### Exercise details
In the listing that follows, retype every line from the first through the one containing "4.2, 0.9, 0.6]". Pictures are to be left out.

■ ■ ■ ■ ■

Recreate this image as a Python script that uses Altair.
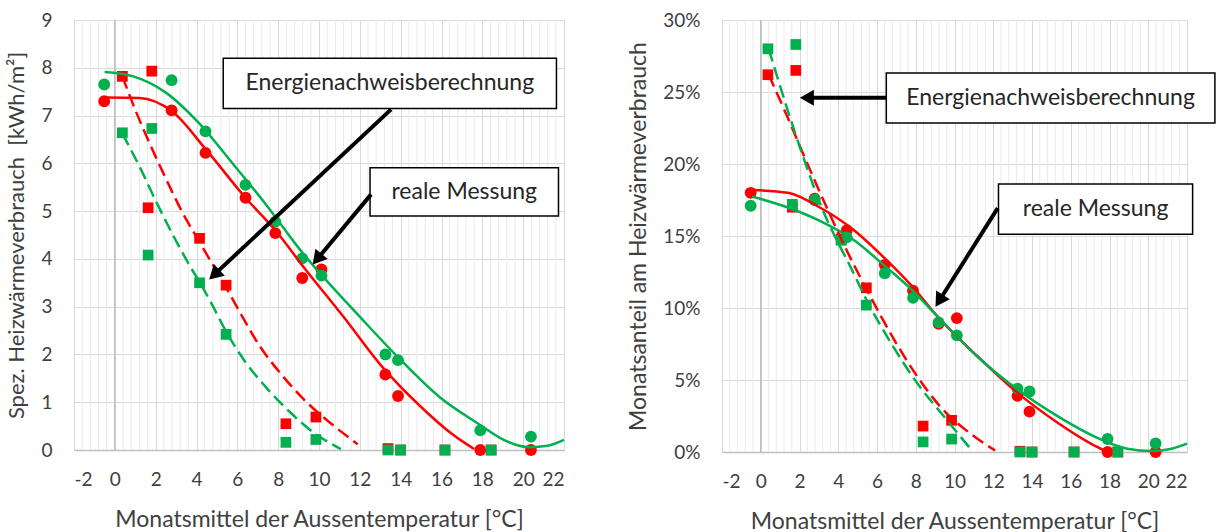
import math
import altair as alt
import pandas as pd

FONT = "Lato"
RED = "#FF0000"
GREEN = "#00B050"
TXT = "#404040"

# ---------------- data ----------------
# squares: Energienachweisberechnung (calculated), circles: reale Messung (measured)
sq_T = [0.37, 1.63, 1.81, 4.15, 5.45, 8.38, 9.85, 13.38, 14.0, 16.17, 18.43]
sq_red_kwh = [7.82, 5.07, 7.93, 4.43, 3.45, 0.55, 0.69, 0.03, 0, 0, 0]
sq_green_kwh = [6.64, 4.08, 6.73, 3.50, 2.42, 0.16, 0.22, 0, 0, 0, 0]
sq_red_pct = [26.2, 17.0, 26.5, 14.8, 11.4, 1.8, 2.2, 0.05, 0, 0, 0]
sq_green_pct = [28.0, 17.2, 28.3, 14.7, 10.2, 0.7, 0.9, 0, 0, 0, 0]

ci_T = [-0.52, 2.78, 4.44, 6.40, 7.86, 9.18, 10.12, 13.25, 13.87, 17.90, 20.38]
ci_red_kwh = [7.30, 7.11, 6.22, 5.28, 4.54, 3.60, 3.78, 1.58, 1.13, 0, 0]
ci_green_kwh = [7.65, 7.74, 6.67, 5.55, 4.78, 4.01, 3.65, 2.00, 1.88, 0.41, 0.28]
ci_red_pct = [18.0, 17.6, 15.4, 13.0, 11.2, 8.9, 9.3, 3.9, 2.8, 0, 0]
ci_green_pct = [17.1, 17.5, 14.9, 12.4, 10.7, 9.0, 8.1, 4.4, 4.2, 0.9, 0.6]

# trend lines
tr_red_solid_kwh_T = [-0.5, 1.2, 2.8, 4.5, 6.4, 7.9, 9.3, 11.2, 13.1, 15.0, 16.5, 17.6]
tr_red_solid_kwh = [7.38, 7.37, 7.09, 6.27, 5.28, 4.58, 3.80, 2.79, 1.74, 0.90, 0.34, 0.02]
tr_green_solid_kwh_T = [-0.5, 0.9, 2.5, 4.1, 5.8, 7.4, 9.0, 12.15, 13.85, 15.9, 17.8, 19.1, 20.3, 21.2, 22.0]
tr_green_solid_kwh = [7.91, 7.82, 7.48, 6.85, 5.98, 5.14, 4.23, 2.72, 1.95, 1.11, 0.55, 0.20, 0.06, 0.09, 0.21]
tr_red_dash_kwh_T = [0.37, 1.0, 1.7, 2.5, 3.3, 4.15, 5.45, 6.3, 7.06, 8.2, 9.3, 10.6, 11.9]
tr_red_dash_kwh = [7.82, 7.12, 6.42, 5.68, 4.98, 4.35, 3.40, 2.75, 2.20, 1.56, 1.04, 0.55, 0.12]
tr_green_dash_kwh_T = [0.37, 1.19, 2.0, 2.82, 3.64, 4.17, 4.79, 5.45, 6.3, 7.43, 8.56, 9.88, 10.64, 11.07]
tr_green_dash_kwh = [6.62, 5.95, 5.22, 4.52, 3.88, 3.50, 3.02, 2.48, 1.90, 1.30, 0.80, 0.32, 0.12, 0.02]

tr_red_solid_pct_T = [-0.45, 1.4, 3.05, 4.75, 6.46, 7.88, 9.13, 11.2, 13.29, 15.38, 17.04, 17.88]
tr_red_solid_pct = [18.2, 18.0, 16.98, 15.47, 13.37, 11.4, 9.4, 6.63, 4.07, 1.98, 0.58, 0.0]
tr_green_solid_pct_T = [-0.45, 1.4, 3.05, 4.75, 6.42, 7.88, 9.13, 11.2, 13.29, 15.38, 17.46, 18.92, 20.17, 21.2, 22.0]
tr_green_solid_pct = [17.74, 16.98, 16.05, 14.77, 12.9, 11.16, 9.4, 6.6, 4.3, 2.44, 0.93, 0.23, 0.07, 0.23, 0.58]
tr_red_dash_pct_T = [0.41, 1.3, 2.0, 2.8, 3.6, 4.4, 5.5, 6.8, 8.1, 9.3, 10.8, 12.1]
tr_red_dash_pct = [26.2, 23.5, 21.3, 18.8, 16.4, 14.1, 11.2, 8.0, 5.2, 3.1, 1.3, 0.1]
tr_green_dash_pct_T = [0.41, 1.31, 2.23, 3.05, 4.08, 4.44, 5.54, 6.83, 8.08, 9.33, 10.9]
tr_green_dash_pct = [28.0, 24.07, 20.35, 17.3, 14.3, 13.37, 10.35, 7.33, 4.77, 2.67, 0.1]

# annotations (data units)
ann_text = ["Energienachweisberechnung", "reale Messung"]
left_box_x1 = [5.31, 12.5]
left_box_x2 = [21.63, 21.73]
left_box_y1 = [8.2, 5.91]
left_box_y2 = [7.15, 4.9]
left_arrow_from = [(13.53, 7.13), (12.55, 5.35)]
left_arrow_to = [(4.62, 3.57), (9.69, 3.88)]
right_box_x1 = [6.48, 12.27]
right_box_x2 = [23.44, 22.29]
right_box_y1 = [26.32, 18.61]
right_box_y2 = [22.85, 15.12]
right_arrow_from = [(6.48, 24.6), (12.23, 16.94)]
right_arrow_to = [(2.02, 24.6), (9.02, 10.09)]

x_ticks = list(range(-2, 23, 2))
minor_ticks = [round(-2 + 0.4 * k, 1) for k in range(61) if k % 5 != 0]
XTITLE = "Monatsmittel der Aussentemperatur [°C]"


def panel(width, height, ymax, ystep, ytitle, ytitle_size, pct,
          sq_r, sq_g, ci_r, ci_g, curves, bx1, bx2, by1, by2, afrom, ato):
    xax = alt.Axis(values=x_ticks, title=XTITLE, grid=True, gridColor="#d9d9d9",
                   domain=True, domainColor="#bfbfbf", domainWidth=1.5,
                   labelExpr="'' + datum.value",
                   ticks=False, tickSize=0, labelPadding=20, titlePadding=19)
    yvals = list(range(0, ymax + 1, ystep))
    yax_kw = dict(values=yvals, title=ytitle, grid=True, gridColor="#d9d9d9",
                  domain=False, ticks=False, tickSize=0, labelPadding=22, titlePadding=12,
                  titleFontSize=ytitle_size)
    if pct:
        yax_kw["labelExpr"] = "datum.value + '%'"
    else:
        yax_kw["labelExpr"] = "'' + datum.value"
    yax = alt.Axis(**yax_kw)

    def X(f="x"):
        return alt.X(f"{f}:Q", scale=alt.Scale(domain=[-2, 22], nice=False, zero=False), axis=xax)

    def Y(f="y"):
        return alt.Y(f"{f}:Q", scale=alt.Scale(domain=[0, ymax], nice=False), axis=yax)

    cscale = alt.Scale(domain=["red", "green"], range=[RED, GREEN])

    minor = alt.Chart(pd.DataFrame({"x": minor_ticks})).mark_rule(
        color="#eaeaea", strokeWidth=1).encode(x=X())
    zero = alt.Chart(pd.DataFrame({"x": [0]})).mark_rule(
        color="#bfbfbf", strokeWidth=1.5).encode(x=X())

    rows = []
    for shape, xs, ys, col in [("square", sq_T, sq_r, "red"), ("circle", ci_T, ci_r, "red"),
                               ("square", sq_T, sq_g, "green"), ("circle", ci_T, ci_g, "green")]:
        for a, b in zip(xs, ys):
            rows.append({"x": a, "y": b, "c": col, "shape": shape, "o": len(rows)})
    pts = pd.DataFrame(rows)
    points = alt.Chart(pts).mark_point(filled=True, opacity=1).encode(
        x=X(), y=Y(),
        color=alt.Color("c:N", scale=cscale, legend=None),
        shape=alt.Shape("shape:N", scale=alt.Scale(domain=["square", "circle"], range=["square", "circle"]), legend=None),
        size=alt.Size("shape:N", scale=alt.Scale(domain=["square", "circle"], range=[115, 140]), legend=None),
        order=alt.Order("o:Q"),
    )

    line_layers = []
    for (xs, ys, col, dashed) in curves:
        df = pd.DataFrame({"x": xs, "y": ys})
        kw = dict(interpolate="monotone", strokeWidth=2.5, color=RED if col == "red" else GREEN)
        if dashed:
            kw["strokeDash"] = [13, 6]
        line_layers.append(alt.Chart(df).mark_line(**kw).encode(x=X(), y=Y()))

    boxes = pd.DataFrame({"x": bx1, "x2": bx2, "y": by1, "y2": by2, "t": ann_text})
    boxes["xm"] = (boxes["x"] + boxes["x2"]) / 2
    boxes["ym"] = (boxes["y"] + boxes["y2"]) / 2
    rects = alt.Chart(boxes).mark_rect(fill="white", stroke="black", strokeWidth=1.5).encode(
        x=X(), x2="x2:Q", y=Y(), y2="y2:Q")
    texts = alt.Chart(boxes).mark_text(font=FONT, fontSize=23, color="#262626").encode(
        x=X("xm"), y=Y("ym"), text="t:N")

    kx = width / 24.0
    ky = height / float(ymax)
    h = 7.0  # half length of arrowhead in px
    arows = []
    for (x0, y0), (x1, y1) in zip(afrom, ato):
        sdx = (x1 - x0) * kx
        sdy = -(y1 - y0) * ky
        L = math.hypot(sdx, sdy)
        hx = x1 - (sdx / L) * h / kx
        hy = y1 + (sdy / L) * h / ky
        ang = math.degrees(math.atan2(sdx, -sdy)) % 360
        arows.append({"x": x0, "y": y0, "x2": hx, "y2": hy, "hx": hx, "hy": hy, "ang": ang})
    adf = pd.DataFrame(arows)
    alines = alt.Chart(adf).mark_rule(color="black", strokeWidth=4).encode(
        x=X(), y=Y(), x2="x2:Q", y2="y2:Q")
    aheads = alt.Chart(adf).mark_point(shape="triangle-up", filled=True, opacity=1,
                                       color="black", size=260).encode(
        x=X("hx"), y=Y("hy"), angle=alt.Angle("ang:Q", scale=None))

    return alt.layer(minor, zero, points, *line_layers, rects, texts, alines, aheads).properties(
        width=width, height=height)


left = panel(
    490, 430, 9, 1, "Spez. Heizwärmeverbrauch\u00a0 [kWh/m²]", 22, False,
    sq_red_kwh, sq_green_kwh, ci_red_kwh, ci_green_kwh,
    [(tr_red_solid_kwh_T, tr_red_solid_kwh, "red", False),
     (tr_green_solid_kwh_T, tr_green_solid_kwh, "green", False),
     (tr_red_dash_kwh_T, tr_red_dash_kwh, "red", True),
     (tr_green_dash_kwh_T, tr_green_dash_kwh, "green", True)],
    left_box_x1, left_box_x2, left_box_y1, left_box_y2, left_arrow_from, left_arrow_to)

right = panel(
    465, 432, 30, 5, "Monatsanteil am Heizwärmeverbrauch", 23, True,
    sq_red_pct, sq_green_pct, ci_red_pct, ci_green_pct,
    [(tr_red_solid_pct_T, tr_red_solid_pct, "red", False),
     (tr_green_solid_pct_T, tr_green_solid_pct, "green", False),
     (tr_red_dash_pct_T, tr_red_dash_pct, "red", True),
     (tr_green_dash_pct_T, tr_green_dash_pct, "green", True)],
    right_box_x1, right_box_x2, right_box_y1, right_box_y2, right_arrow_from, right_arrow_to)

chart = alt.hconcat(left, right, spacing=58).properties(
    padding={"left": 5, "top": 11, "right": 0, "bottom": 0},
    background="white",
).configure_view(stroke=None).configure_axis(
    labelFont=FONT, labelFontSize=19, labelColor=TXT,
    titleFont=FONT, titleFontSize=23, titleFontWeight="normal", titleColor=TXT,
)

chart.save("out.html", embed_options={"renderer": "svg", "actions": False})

■ ■ ■ ■ ■

### Written reply
Recreate this image as a Python script that uses Altair.
import math
import altair as alt
import pandas as pd

FONT = "Lato"
RED = "#FF0000"
GREEN = "#00B050"
TXT = "#404040"

# ---------------- data ----------------
# squares: Energienachweisberechnung (calculated), circles: reale Messung (measured)
sq_T = [0.37, 1.63, 1.81, 4.15, 5.45, 8.38, 9.85, 13.38, 14.0, 16.17, 18.43]
sq_red_kwh = [7.82, 5.07, 7.93, 4.43, 3.45, 0.55, 0.69, 0.03, 0, 0, 0]
sq_green_kwh = [6.64, 4.08, 6.73, 3.50, 2.42, 0.16, 0.22, 0, 0, 0, 0]
sq_red_pct = [26.2, 17.0, 26.5, 14.8, 11.4, 1.8, 2.2, 0.05, 0, 0, 0]
sq_green_pct = [28.0, 17.2, 28.3, 14.7, 10.2, 0.7, 0.9, 0, 0, 0, 0]

ci_T = [-0.52, 2.78, 4.44, 6.40, 7.86, 9.18, 10.12, 13.25, 13.87, 17.90, 20.38]
ci_red_kwh = [7.30, 7.11, 6.22, 5.28, 4.54, 3.60, 3.78, 1.58, 1.13, 0, 0]
ci_green_kwh = [7.65, 7.74, 6.67, 5.55, 4.78, 4.01, 3.65, 2.00, 1.88, 0.41, 0.28]
ci_red_pct = [18.0, 17.6, 15.4, 13.0, 11.2, 8.9, 9.3, 3.9, 2.8, 0, 0]
ci_green_pct = [17.1, 17.5, 14.9, 12.4, 10.7, 9.0, 8.1, 4.4, 4.2, 0.9, 0.6]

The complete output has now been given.